Cruise control. In todays’ heavy traffic I prefer systems (like the BMW one) which feature an infinitely variable switch. This means you can drive the car using the cruise control, unlike say the Mercedes system which changes by a pre-set amount.

 

However, active cruise control varies when it senses a car in front. Useful you may think. However, say you are in the middle lane when the guy on your inside pulls out. You move to the outside lane but the cruise control has picked up the car which has pulled out and gets confused, leaving you in the outside lane at 65 mph and slowing down.

 

Lane assist, which warns you when you stray out of your lane. Handy if you tend to fall asleep on motorways, (but you shouldn’t really do that should you?) It is very annoying on country lanes though.

 

Stop-start. I hate this. You are waiting to pull out of a side road in rush hour. You see a gap.
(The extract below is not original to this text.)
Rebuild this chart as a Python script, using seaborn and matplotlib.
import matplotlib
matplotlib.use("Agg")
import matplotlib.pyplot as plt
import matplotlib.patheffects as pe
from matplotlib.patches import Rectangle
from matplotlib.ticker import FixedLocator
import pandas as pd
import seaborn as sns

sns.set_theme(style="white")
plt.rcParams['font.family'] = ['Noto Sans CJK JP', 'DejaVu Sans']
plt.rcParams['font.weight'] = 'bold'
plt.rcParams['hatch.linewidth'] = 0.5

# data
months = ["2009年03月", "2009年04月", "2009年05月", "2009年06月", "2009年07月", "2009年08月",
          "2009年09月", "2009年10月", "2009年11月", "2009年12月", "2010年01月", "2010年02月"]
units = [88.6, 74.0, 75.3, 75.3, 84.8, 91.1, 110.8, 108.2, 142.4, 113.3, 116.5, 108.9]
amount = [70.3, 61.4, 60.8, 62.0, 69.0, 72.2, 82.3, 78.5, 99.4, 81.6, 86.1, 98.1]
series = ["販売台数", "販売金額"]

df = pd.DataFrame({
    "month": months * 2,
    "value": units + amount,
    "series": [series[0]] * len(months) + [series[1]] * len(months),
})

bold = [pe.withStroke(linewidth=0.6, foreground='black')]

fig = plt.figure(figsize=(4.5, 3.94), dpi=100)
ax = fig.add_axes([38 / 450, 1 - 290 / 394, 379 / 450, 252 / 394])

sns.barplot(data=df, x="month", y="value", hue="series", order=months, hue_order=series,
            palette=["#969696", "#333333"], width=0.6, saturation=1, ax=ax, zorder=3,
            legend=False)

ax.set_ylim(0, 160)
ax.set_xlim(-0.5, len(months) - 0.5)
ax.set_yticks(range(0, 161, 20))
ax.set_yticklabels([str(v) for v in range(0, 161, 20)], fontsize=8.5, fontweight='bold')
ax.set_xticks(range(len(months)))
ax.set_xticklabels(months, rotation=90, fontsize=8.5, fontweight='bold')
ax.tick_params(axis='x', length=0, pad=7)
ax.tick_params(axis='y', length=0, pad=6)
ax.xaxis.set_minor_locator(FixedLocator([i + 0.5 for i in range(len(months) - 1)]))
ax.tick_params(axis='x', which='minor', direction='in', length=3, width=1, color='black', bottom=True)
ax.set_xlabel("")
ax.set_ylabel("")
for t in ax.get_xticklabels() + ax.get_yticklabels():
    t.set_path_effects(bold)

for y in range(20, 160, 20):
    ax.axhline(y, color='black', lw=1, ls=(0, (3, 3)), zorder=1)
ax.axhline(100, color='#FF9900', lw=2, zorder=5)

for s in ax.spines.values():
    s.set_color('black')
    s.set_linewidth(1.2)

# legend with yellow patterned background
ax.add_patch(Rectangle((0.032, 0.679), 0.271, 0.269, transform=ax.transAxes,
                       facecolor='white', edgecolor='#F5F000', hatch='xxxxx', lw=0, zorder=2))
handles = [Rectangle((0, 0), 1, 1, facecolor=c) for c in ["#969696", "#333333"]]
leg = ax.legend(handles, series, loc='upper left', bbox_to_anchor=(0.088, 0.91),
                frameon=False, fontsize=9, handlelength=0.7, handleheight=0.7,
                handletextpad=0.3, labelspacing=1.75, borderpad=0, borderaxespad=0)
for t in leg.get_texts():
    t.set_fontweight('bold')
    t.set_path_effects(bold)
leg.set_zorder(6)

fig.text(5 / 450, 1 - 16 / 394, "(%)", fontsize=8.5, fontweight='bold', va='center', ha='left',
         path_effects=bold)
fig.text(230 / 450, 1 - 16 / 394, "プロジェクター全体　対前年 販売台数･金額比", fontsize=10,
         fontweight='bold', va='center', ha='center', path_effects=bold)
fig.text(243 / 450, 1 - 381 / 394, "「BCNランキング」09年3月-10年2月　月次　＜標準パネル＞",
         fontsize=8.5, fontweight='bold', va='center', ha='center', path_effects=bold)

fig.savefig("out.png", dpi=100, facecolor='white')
You hit the gas. The engine starts. The car begins to move. The turbo starts to spool up. You chug across the road. This all takes a couple of seconds but your gap has moved on – so now your mirror is full of Mr Angry (with some justification) in a Transit with his brakes hard on.

 

Collision avoidance. This applies the brakes in an emergency if you happen to forget. True story follows. So, my colleague is proceeding along a busy motorway at around seventy. He reaches a spot where two motorways merge. The guy on his inside has misjudged his approach and desperately wants to ‘nip in’. Our hero backs off a tad to give the chap a chance. Said chap slots in gratefully – no problem there then. But the collision avoidance system does not see things in the same way. Oh no. It goes straight to Defcon 9, and performs an emergency stop in the middle of a busy motorway from 70 mph. Oh yeah!

 

Of course you can turn the systems off when it suits, but I don’t want to drive along turning things on and off depending on road conditions etc. That just makes driving harder not easier.

 

I’m all for technology which helps you do a better job of driving, but most of this stuff seems to be there as a sort of get out of trouble app. for people who can’t be bothered to drive properly.

 

So now, when I get into an unfamiliar car (or a familiar one for that matter,) the first thing I have to remember to do is turn off all this stuff before I set off so it doesn’t take me by surprise half a mile down the road.